Is the Amhara Diaspora engaged in comparable activities? No.

The Amhara Diaspora seems hellbent in proving the correctness of Donald’s Levine’s infamous description of the Amhara in his book Wax and Gold as a people characterized by oral aggression, absence of community sentiment, distrustful, deceptive, secretive, and non-cooperative. Ido not subscribe to his crude, paternalistic, condensing, and Eurocentric psychological elucubrations on the Amhara.

But, on the other hand, look at the division among the Amhara Diaspora. They form groups ostensibly to support the Fano fighters back home. However, these groups are more engaged in undermining each other, and worse still, in favoring one Fano group over another and sowing the seeds of division in the Fano movement.

If the Amhara Diaspora sincerely supports the Fano movement’s resistance to the  anti-Amhara onslaught of the combined forces of the Prosperity Party and TPLF, then it must be united and develop common policies and actions to garner support in the West for the Fano fighters’ cause.

The Fano fighters do not need the Diaspora’s money. They do not need its hair-splitting arguments. They do not need hyperbolic descriptions of their actions. They do not need its advice on how to conduct their fights. They are doing quite well without the Diaspora’s intervention.

They need only one thing from the Diaspora:  getting them political, media, academic, institutional, and public support in the West. As a lesson, remember how the Tigrayan Diaspora was able to mobilize within days the support of Western politicians, the media, and the public at large through united and concerted campaigns.
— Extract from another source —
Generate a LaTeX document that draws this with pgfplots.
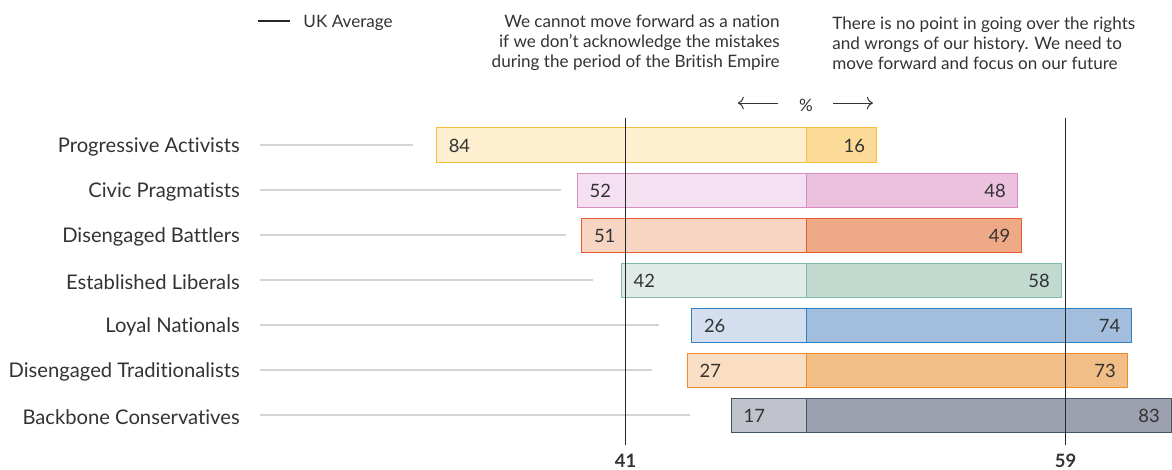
\documentclass[border=0pt]{standalone}
\usepackage{pgfplots}
\pgfplotsset{compat=1.18}
\usepackage{fontspec}
\setmainfont{Lato}[Ligatures=NoCommon]
\usetikzlibrary{arrows.meta}

% fills (left / right) and edges, one set per segment
\definecolor{paL}{HTML}{FDEFCF}\definecolor{paR}{HTML}{FCDB98}\definecolor{paE}{HTML}{F6BE3A}
\definecolor{cpL}{HTML}{F4E0F0}\definecolor{cpR}{HTML}{EAC2DD}\definecolor{cpE}{HTML}{D98CC0}
\definecolor{dbL}{HTML}{F8D5C2}\definecolor{dbR}{HTML}{EEAA87}\definecolor{dbE}{HTML}{E65A2E}
\definecolor{elL}{HTML}{E0EBE7}\definecolor{elR}{HTML}{C1D9CF}\definecolor{elE}{HTML}{7FBBA5}
\definecolor{lnL}{HTML}{D3DEEF}\definecolor{lnR}{HTML}{A3BEDD}\definecolor{lnE}{HTML}{2F7FC1}
\definecolor{dtL}{HTML}{F9DEC4}\definecolor{dtR}{HTML}{F2BE88}\definecolor{dtE}{HTML}{EC8A2C}
\definecolor{bcL}{HTML}{C0C3CC}\definecolor{bcR}{HTML}{9DA1AF}\definecolor{bcE}{HTML}{45556A}
\definecolor{txt}{HTML}{333333}
\definecolor{guide}{HTML}{D4D4D4}

\tikzset{
  lab/.style={font=\fontsize{10.1}{12}\selectfont,text=txt,inner sep=0pt,yshift=-1pt},
  val/.style={font=\fontsize{9.2}{11}\selectfont,text=txt,inner sep=0pt,yshift=-0.5pt},
  head/.style={font=\fontsize{8.55}{10}\selectfont,text=txt,inner sep=0pt,yshift=-1pt},
}

\begin{document}
\begin{tikzpicture}
\begin{axis}[
  scale only axis,
  width=586pt,height=235pt,
  xmin=-183.18,xmax=83.18,
  ymin=-3.222,ymax=7.222,
  y dir=reverse,
  axis lines=none,
  clip=false,
  every axis plot/.append style={line width=0.5pt},
  bars/.style={xbar,bar width=17pt,bar shift=0pt},
]
% guide lines from the labels towards the bars
\addplot[guide,line width=0.6pt] coordinates {(-124.1,0) (-89.3,0)};
\addplot[guide,line width=0.6pt] coordinates {(-124.1,1) (-55.7,1)};
\addplot[guide,line width=0.6pt] coordinates {(-124.1,2) (-54.5,2)};
\addplot[guide,line width=0.6pt] coordinates {(-124.1,3) (-48.4,3)};
\addplot[guide,line width=0.6pt] coordinates {(-124.1,4) (-33.4,4)};
\addplot[guide,line width=0.6pt] coordinates {(-124.1,5) (-35.0,5)};
\addplot[guide,line width=0.6pt] coordinates {(-124.1,6) (-26.4,6)};

% left side: "cannot move forward"
\addplot[bars,fill=paL,draw=paE] coordinates {(-84,0)};
\addplot[bars,fill=cpL,draw=cpE] coordinates {(-52,1)};
\addplot[bars,fill=dbL,draw=dbE] coordinates {(-51,2)};
\addplot[bars,fill=elL,draw=elE] coordinates {(-42,3)};
\addplot[bars,fill=lnL,draw=lnE] coordinates {(-26,4)};
\addplot[bars,fill=dtL,draw=dtE] coordinates {(-27,5)};
\addplot[bars,fill=bcL,draw=bcE] coordinates {(-17,6)};
% right side: "no point going over"
\addplot[bars,fill=paR,draw=paE] coordinates {(16,0)};
\addplot[bars,fill=cpR,draw=cpE] coordinates {(48,1)};
\addplot[bars,fill=dbR,draw=dbE] coordinates {(49,2)};
\addplot[bars,fill=elR,draw=elE] coordinates {(58,3)};
\addplot[bars,fill=lnR,draw=lnE] coordinates {(74,4)};
\addplot[bars,fill=dtR,draw=dtE] coordinates {(73,5)};
\addplot[bars,fill=bcR,draw=bcE] coordinates {(83,6)};

% UK average
\addplot[black!85,line width=0.65pt] coordinates {(-41,-0.6) (-41,6.667)};
\addplot[black!85,line width=0.65pt] coordinates {(59,-0.6) (59,6.667)};
\node[font=\bfseries\fontsize{9.2}{11}\selectfont,text=txt] at (axis cs:-41,7.02) {41};
\node[font=\bfseries\fontsize{9.2}{11}\selectfont,text=txt] at (axis cs:59,7.02) {59};

% category labels
\node[lab,anchor=east] at (axis cs:-128.6,0) {Progressive Activists};
\node[lab,anchor=east] at (axis cs:-128.6,1) {Civic Pragmatists};
\node[lab,anchor=east] at (axis cs:-128.6,2) {Disengaged Battlers};
\node[lab,anchor=east] at (axis cs:-128.6,3) {Established Liberals};
\node[lab,anchor=east] at (axis cs:-128.6,4) {Loyal Nationals};
\node[lab,anchor=east] at (axis cs:-128.6,5) {Disengaged Traditionalists};
\node[lab,anchor=east] at (axis cs:-128.6,6) {Backbone Conservatives};

% values
\node[val,anchor=west,xshift=6pt] at (axis cs:-84,0) {84};
\node[val,anchor=west,xshift=6pt] at (axis cs:-52,1) {52};
\node[val,anchor=west,xshift=6pt] at (axis cs:-51,2) {51};
\node[val,anchor=west,xshift=6pt] at (axis cs:-42,3) {42};
\node[val,anchor=west,xshift=6pt] at (axis cs:-26,4) {26};
\node[val,anchor=west,xshift=6pt] at (axis cs:-27,5) {27};
\node[val,anchor=west,xshift=6pt] at (axis cs:-17,6) {17};
\node[val,anchor=east,xshift=-5.5pt] at (axis cs:16,0) {16};
\node[val,anchor=east,xshift=-5.5pt] at (axis cs:48,1) {48};
\node[val,anchor=east,xshift=-5.5pt] at (axis cs:49,2) {49};
\node[val,anchor=east,xshift=-5.5pt] at (axis cs:58,3) {58};
\node[val,anchor=east,xshift=-5.5pt] at (axis cs:74,4) {74};
\node[val,anchor=east,xshift=-5.5pt] at (axis cs:73,5) {73};
\node[val,anchor=east,xshift=-5.5pt] at (axis cs:83,6) {83};

% header
\addplot[black!85,line width=0.6pt] coordinates {(-124.5,-2.756) (-117.3,-2.756)};
\node[head,anchor=west] at (axis cs:-114.3,-2.756) {UK Average};
\node[head,align=right,anchor=east]
  at (axis cs:-5.9,-2.31) {We cannot move forward as a nation\\if we don't acknowledge the mistakes\\during the period of the British Empire};
\node[head,align=left,anchor=west]
  at (axis cs:5.9,-2.31) {There is no point in going over the rights\\and wrongs of our history. We need to\\move forward and focus on our future};
\node[head] at (axis cs:0,-0.933) {\%};
\draw[txt,line width=0.5pt,-{To[length=3pt]}] (axis cs:-6.4,-0.933) -- (axis cs:-15.5,-0.933);
\draw[txt,line width=0.5pt,-{To[length=3pt]}] (axis cs:6.2,-0.933) -- (axis cs:15.2,-0.933);
\end{axis}
\pgfresetboundingbox
\path[use as bounding box] (current axis.south west) rectangle (current axis.north east);
\end{tikzpicture}
\end{document}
“Support” does not mean raising money and sending it to Fano groups. “Support” means campaigning here in the West so that Fano’s cause, the survival of the Amhara, wins the hearts and minds of the political, academic, media, the art, religious and spiritual leaders, sports and entertainment personalities, and of the Western public at large.

It is important to raise money in support of Fano. But this money should be used to hire lobbyists to influence politicians, well-known figures in all fields of activities, and journalists.

If the Amhara Diaspora is serious in its support of the Fano fighters, this is what it should do. If it does not, it is helping the Prosperity Pary ad the TPLF’s war against the Amhara. Anything else is grandstanding and divisive.

3 thoughts on “Could the Amhara Diaspora rise to the occasion?”

  1. Tesfa Zemichael you are a wolf under a sheep skin. You contradicted yourself twice in this short article. You said Fanos don’t need the diasporas’ money and two paragraphs later you said, “It is important to raise money in support of Fano.” Just shut up the Amhara diaspora is doing well nowadays and is more organized than ever.

  2. ” Could the Amhara Diaspora rise to the occasion?”

    With GREAT APOLOGY, my humble short answer is >>> ‘NO, NO, NEVER, NEVER.